No, I didn't buy a new one yet, either.
And I didn't have a stellar week. At all.
I think I worked out once and it was pretty gentle. Yesterday I did a lot of walking, but it wasn't working out.
I've been SO tired. So incredibly tired. And indifferent. I've not let everything go to the wind, but I did go out to the Chinese Buffet yesterday, and I did go out for drinks and appetizers another day.
But when I think on it, the day I went for drinks and an appy, I ate lighter/normal in the day, ate before I left, had an appy and 2 drinks. I didn't gorge.
Yesterday I ate reasonably, walked a LOT, and ate decently at the buffet - not great choices, just less volume.
But I need to reel it in again. Maybe a short burst of willpower to round this month out.
My goal was to get out of March under 260. I don't know that that is possible anymore. I've only lost one pound this month, and gained one, too.
I'm not sure why my body tends to stall out right here, right at this point all the time. I suppose I shouldn't have canceled my appointment with a nutritionist on Thursday? Maybe I could have asked. I just didn't have a good feeling about it, and I can't waste my sick-time and worries on it.
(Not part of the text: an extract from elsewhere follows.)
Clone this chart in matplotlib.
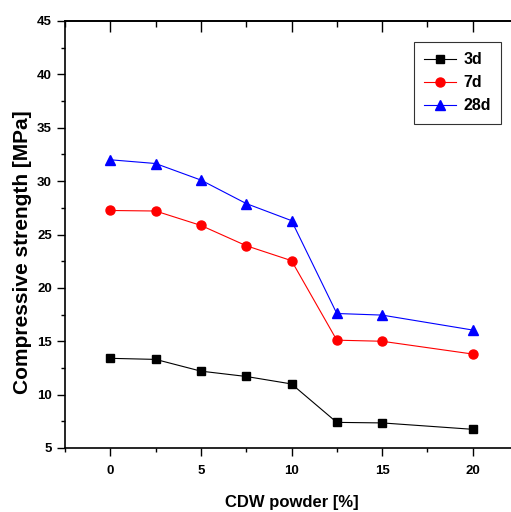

Possibly it is mental? But I've been at this weight THREE TIMES and never dipped below it. I'll have to do some Googling on it. My body maybe is feeling a starvation-mode, and is fighting against me right now. I really do not know. I just know that I've been successfully able to get here three times and have never successfully been able to jump the hurdle to the other side.
Oh how I would like to see the other side.
I'll have to examine my thoughts and actions to get to the bottom of it. I know I've been having CRAVINGS galore lately, and have very little energy. It is frustrating.
Let's hope I can break this barrier.